Com respeito ao batismo, Crisóstomo concorda com o batismo infantil porque, embora as crianças não tenham pecados, elas receberão através do Sacramento a santificação, justificação, filiação, herança e fraternidade com Cristo, tornando-se membros de Cristo e uma morada para o Espírito Santo. Ele não diz nada sobre o
perdão do pecado de Adão, que uma criança pode estar trazendo consigo. De fato, em nenhum lugar nos textos examinados, incluindo aqueles citados ou referidos por Agostinho, encontrei qualquer indicação, na mente de Crisóstomo, da existência da noção de propagação do 'primeiro pecado' através do ato de procriação.

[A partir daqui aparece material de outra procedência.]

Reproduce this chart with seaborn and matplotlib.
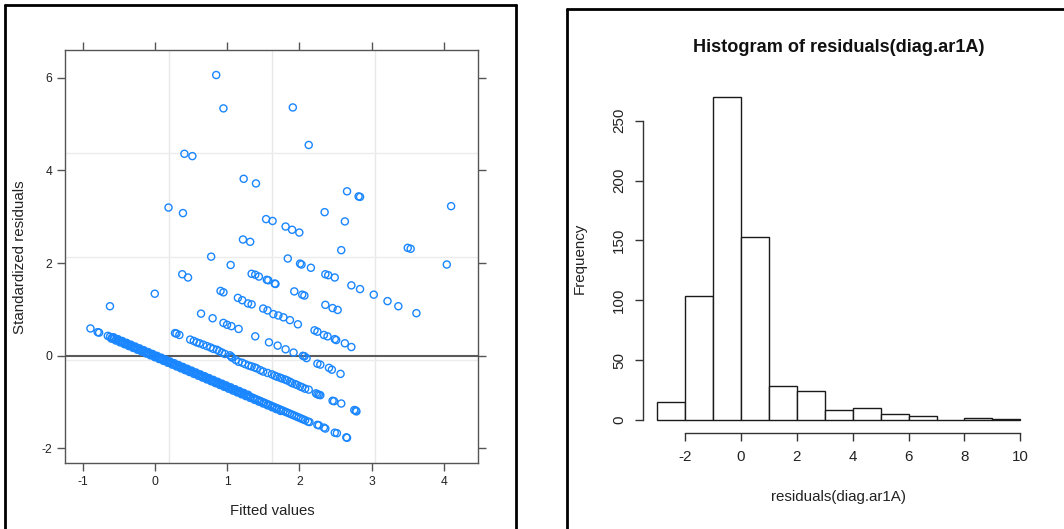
import numpy as np
import pandas as pd
import matplotlib
matplotlib.use("Agg")
import matplotlib.pyplot as plt
from matplotlib.lines import Line2D
import seaborn as sns

sns.set_theme(style="white")
plt.rcParams['font.family'] = ['Liberation Sans', 'DejaVu Sans']

# ---------------- data: left panel (fitted vs standardized residuals) ----------------
# main (dense) diagonal band
main_x = [-0.89, -0.79, -0.77,
          -0.65, -0.62, -0.59, -0.56, -0.53, -0.50, -0.47, -0.44, -0.41, -0.38, -0.35, -0.32,
          -0.29, -0.26, -0.23, -0.20, -0.17, -0.14, -0.11, -0.08, -0.05, -0.02, 0.01, 0.04,
          0.07, 0.10, 0.13, 0.16, 0.19, 0.22, 0.25, 0.28, 0.31, 0.34, 0.37, 0.40, 0.43, 0.46,
          0.49, 0.52, 0.55, 0.58, 0.61, 0.64, 0.67, 0.70, 0.73, 0.76, 0.79, 0.82, 0.85, 0.88,
          0.91, 0.94, 0.97, 1.00, 1.03, 1.06, 1.09, 1.12, 1.15, 1.18, 1.21, 1.24, 1.27, 1.30,
          1.33, 1.36, 1.39, 1.42, 1.45, 1.48, 1.51, 1.54, 1.57, 1.60, 1.63, 1.66, 1.69, 1.72,
          1.75, 1.78, 1.81, 1.84, 1.87, 1.90, 1.93, 1.96, 1.99, 2.02, 2.05, 2.08,
          -0.60, -0.54, -0.48, -0.42, -0.36, -0.30, -0.24, -0.18, -0.12, -0.06, 0.00, 0.06,
          0.12, 0.18, 0.24, 0.30, 0.36, 0.42, 0.48, 0.54, 0.60, 0.66, 0.72, 0.78, 0.84, 0.90,
          0.96, 1.02, 1.08, 1.14, 1.20, 1.26, 1.32, 1.38, 1.44, 1.50, 1.56, 1.62, 1.68, 1.74,
          -0.57, -0.51, -0.45, -0.39, -0.33, -0.27, -0.21, -0.15, -0.09, -0.03, 0.03, 0.09,
          0.15, 0.21, 0.27, 0.33, 0.39, 0.45, 0.51, 0.57, 0.63, 0.69, 0.75, 0.81, 0.87, 0.93,
          0.99, 1.05, 1.11, 1.17, 1.23, 1.29,
          2.12, 2.14, 2.25, 2.27, 2.34, 2.36, 2.49, 2.52, 2.65, 2.66]
main_y = [0.59, 0.51, 0.50,
          0.43, 0.41, 0.39, 0.37, 0.35, 0.33, 0.31, 0.29, 0.27, 0.25, 0.23, 0.21,
          0.19, 0.17, 0.15, 0.13, 0.11, 0.09, 0.07, 0.05, 0.03, 0.01, -0.01, -0.03,
          -0.05, -0.07, -0.09, -0.11, -0.13, -0.15, -0.17, -0.19, -0.21, -0.23, -0.25, -0.27, -0.29, -0.31,
          -0.33, -0.35, -0.37, -0.39, -0.41, -0.43, -0.45, -0.47, -0.49, -0.51, -0.53, -0.55, -0.57, -0.59,
          -0.61, -0.63, -0.65, -0.67, -0.69, -0.71, -0.73, -0.75, -0.77, -0.79, -0.81, -0.83, -0.85, -0.87,
          -0.89, -0.91, -0.93, -0.95, -0.97, -0.99, -1.01, -1.03, -1.05, -1.07, -1.09, -1.11, -1.13, -1.15,
          -1.17, -1.19, -1.21, -1.23, -1.25, -1.27, -1.29, -1.31, -1.33, -1.35, -1.37, -1.39,
          0.37, 0.33, 0.29, 0.25, 0.21, 0.17, 0.13, 0.09, 0.05, 0.01, -0.03, -0.07,
          -0.11, -0.15, -0.19, -0.23, -0.27, -0.31, -0.35, -0.39, -0.43, -0.47, -0.51, -0.55, -0.59, -0.63,
          -0.67, -0.71, -0.75, -0.79, -0.83, -0.87, -0.91, -0.95, -0.99, -1.03, -1.07, -1.11, -1.15, -1.19,
          0.40, 0.36, 0.32, 0.28, 0.24, 0.20, 0.16, 0.12, 0.08, 0.04, 0.00, -0.04,
          -0.08, -0.12, -0.16, -0.20, -0.24, -0.28, -0.32, -0.36, -0.40, -0.44, -0.48, -0.52, -0.56, -0.60,
          -0.64, -0.68, -0.72, -0.76, -0.80, -0.84,
          -1.42, -1.43, -1.49, -1.50, -1.55, -1.57, -1.66, -1.67, -1.76, -1.77]

# second diagonal band
band2_x = [0.28, 0.30, 0.34, 0.49, 0.54, 0.58, 0.62, 0.67, 0.72, 0.77, 0.81, 0.86, 0.89, 0.93,
           0.97, 1.04, 1.06, 1.07, 1.12, 1.16, 1.21, 1.25, 1.30, 1.34, 1.38, 1.41, 1.46, 1.50,
           1.56, 1.62, 1.66, 1.69, 1.73, 1.76, 1.80, 1.83, 1.87, 1.90, 1.94, 1.97, 2.01, 2.04,
           2.08, 2.13, 2.23, 2.25, 2.27, 2.29, 2.46, 2.48, 2.58, 2.76, 2.78, 2.79]
band2_y = [0.49, 0.48, 0.45, 0.35, 0.32, 0.29, 0.27, 0.24, 0.21, 0.18, 0.15, 0.13, 0.10, 0.07,
           0.04, 0.01, -0.02, -0.04, -0.09, -0.13, -0.15, -0.18, -0.21, -0.23, -0.25, -0.27, -0.31, -0.34,
           -0.37, -0.40, -0.43, -0.45, -0.47, -0.49, -0.51, -0.53, -0.56, -0.59, -0.61, -0.63, -0.66, -0.68,
           -0.71, -0.73, -0.81, -0.83, -0.84, -0.85, -0.97, -0.98, -1.03, -1.17, -1.18, -1.20]

# remaining scattered points
other_x = [0.85, 0.95, 1.91, 2.13, 0.41, 0.52, 1.23, 1.40, 2.66, 2.82, 2.84, 4.10, 0.19, 0.39,
           2.35, 1.54, 1.63, 2.63, 1.81, 1.90, 2.00, 1.22, 1.32, 2.58, 3.50, 3.54, 0.78, 1.84,
           1.05, 2.01, 2.03, 2.16, 4.04, 1.34, 1.39, 1.44, 0.38, 0.46, 2.36, 2.40, 2.49, 1.55,
           1.57, 1.66, 1.67, 0.00, 0.91, 0.95, 1.93, 2.04, 2.07, 2.72, 2.84, 3.03, 3.22, 3.37,
           3.62, -0.62, 1.15, 1.21, 1.29, 1.34, 2.36, 2.46, 2.53, 1.50, 1.56, 1.64, 1.71, 1.78,
           1.87, 1.98, 2.21, 2.25, 2.34, 2.39, 2.49, 2.51, 2.63, 2.72,
           0.64, 0.80, 0.95, 1.00, 1.06, 1.16, 1.39, 1.58, 1.70, 1.81, 1.92, 2.05, 2.07, 2.10,
           2.25, 2.29, 2.41, 2.45, 2.57]
other_y = [6.06, 5.34, 5.36, 4.55, 4.36, 4.31, 3.82, 3.72, 3.55, 3.44, 3.43, 3.23, 3.20, 3.08,
           3.10, 2.95, 2.91, 2.90, 2.79, 2.72, 2.66, 2.51, 2.46, 2.28, 2.33, 2.31, 2.14, 2.10,
           1.96, 1.99, 1.97, 1.90, 1.97, 1.77, 1.75, 1.71, 1.76, 1.69, 1.76, 1.74, 1.69, 1.64,
           1.63, 1.56, 1.55, 1.34, 1.40, 1.37, 1.39, 1.32, 1.30, 1.52, 1.44, 1.32, 1.18, 1.07,
           0.92, 1.07, 1.25, 1.20, 1.13, 1.11, 1.10, 1.03, 0.99, 1.02, 0.98, 0.90, 0.87, 0.83,
           0.77, 0.68, 0.55, 0.52, 0.45, 0.42, 0.36, 0.34, 0.27, 0.19,
           0.91, 0.81, 0.71, 0.67, 0.64, 0.58, 0.42, 0.29, 0.22, 0.14, 0.07, 0.00, -0.01, -0.05,
           -0.17, -0.19, -0.26, -0.30, -0.39]

grid_x = [0.196, 1.626, 3.047]
grid_y = [4.37, 2.13, -0.10]
left_xticks = [-1, 0, 1, 2, 3, 4]
left_yticks = [-2, 0, 2, 4, 6]

# ---------------- data: right panel (histogram of residuals) ----------------
bin_edges = [-3, -2, -1, 0, 1, 2, 3, 4, 5, 6, 7, 8, 9, 10]
bin_counts = [15, 104, 270, 153, 28, 24, 8, 10, 5, 3, 0, 2, 1]
hist_xticks = [-2, 0, 2, 4, 6, 8, 10]
hist_yticks = [0, 50, 100, 150, 200, 250]

scatter_df = pd.DataFrame({
    "fitted": main_x + band2_x + other_x,
    "resid": main_y + band2_y + other_y,
})
hist_df = pd.DataFrame({
    "center": [(a + b) / 2 for a, b in zip(bin_edges[:-1], bin_edges[1:])],
    "count": bin_counts,
})

W, H = 1064, 529
fig = plt.figure(figsize=(W / 100, H / 100), dpi=100)
fig.patch.set_facecolor("white")

def fx(px):
    return px / W

def fy(py):
    return 1 - py / H

# ---------------- left panel ----------------
ax1 = fig.add_axes([fx(65.3), fy(463.3), fx(478) - fx(65.3), fy(50) - fy(463.3)])
ax1.set_facecolor("white")
for gx in grid_x:
    ax1.axvline(gx, color="#e8e8e8", lw=1.0, zorder=0)
for gy in grid_y:
    ax1.axhline(gy, color="#ececec", lw=1.0, zorder=0)
ax1.axhline(0, color="#5a5a5a", lw=1.5, zorder=1)
sns.scatterplot(data=scatter_df, x="fitted", y="resid", ax=ax1, marker="o", s=26,
                facecolor="none", edgecolor="#1a86ff", linewidth=1.0, zorder=3)
ax1.set_xlim(-1.238, 4.472)
ax1.set_ylim(-2.32, 6.60)
ax1.set_xticks(left_xticks)
ax1.set_yticks(left_yticks)
ax1.set_xticklabels([str(v) for v in left_xticks])
ax1.set_yticklabels([str(v) for v in left_yticks])
ax1.tick_params(axis="both", which="both", direction="out", length=5.5, width=1.0,
                color="#555555", labelsize=8.7, labelcolor="#222222",
                top=True, right=True, bottom=True, left=True,
                labeltop=False, labelright=False, pad=4)
for sp in ax1.spines.values():
    sp.set_visible(True)
    sp.set_color("#555555")
    sp.set_linewidth(1.0)
ax1.set_xlabel("Fitted values", fontsize=10.7, color="#222222")
ax1.set_ylabel("Standardized residuals", fontsize=10.9, color="#222222")
ax1.xaxis.set_label_coords(0.501, -0.115)
ax1.xaxis.label.set_va("center")
ax1.yaxis.set_label_coords(-0.109, 0.4996)
ax1.yaxis.label.set_va("center")
ax1.grid(False)

# ---------------- right panel ----------------
ax2 = fig.add_axes([fx(642.8), fy(432.9), fx(1034.8) - fx(642.8), fy(83.9) - fy(432.9)])
ax2.set_facecolor("white")
sns.histplot(data=hist_df, x="center", weights="count", bins=bin_edges, ax=ax2,
             stat="count", fill=True, color="white", edgecolor="#1a1a1a",
             linewidth=1.0, alpha=1.0)
ax2.set_xlim(-3.52, 10.52)
ax2.set_ylim(-10.8, 280.8)
ax2.set_xticks(hist_xticks)
ax2.set_yticks(hist_yticks)
ax2.set_xticklabels([str(v) for v in hist_xticks])
ax2.set_yticklabels([str(v) for v in hist_yticks], rotation=90, va="center")
for side in ["top", "right"]:
    ax2.spines[side].set_visible(False)
for side in ["left", "bottom"]:
    ax2.spines[side].set_visible(True)
    ax2.spines[side].set_color("#333333")
    ax2.spines[side].set_linewidth(1.0)
ax2.spines["bottom"].set_bounds(-2, 10)
ax2.spines["left"].set_bounds(0, 250)
ax2.tick_params(axis="both", direction="out", length=6, width=1.0, color="#333333",
                labelsize=10.9, labelcolor="#222222", pad=6,
                top=False, right=False, bottom=True, left=True)
ax2.set_xlabel("residuals(diag.ar1A)", fontsize=10.9, color="#222222")
ax2.set_ylabel("Frequency", fontsize=10.9, color="#222222")
ax2.xaxis.set_label_coords(0.4997, -0.183)
ax2.xaxis.label.set_va("center")
ax2.yaxis.set_label_coords(-0.160, 0.50)
ax2.yaxis.label.set_va("center")
ax2.set_title("Histogram of residuals(diag.ar1A)", fontsize=13.1, fontweight="bold",
              color="#111111", y=1.104, va="center", pad=0)
ax2.grid(False)

# ---------------- screenshot panel borders ----------------
lw_b = 2.0
fig.add_artist(Line2D([fx(5), fx(5)], [fy(5), fy(540)], color="black", lw=lw_b))
fig.add_artist(Line2D([fx(5), fx(515.7)], [fy(5), fy(5)], color="black", lw=lw_b))
fig.add_artist(Line2D([fx(515.7), fx(515.7)], [fy(5), fy(540)], color="black", lw=lw_b))
fig.add_artist(Line2D([fx(566.7), fx(566.7)], [fy(9), fy(540)], color="black", lw=lw_b))
fig.add_artist(Line2D([fx(566.7), fx(1070)], [fy(9), fy(9)], color="black", lw=lw_b))

fig.savefig("out.png", dpi=100, facecolor="white")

É claro que Agostinho leu esses mesmos textos, mas ignorou completamente as passagens que explicaram claramente a posição de Crisóstomo sobre o assunto, provavelmente porque ele já estava convencido da exatidão de sua própria crença e sua principal preocupação era combater Juliano, em vez de apresentar a verdadeira crença de São João Crisóstomo.
É até possível que em sua própria mente, ele imaginou estar protegendo a memória de São João de uma possível associação com a heresia pelagiana (há indicações disso em seus comentários em Contra Julianum). Ao fazê-lo, no entanto, ele estabeleceu no Ocidente um ensinamento do "pecado original", não totalmente alinhado com a tradição Patrística (pelo menos do Oriente), tendo um efeito duradouro sobre a igreja ocidental, sendo aceito pela Igreja Católica e também pelos teólogos Protestantes. Como o professor Bonner aponta, há sérias dificuldades intelectuais com o ensinamento de Agostinho:
Não está claro por que justiça a humanidade pode compartilhar a culpa de Adão, quando ela existia apenas em potencial em seus lombos no tempo da Queda. Também é difícil ver por que os filhos dos batizados devem herdar uma culpa da qual seus pais foram purificados. Finalmente, argumentou-se que a condenação do Pelagianismo pelo Papa Zósimo, em sua Tractoria, não constituía um endosso completo dos cânones de Cartago de 418, que representam a doutrina de Agostinho em sua forma mais rigorosa.
Eu gostaria de dar um passo adiante e apontar para um importante desenvolvimento teológico moderno no Ocidente, que tem suas raízes na doutrina agostiniana do pecado original: o recente dogma doutrinário da "Imaculada Conceição" da Virgem Maria. Parece-me que foi principalmente a necessidade da teologia católica romana de purificar a Mãe de Deus da "culpa herdada" (de Agostinho), que levou à proclamação e ao estabelecimento final desse novo dogma. Se essa noção de transmissão de impureza e culpa de Adão a seus descendentes não fosse tão forte no Ocidente, não haveria necessidade de tal desenvolvimento teológico.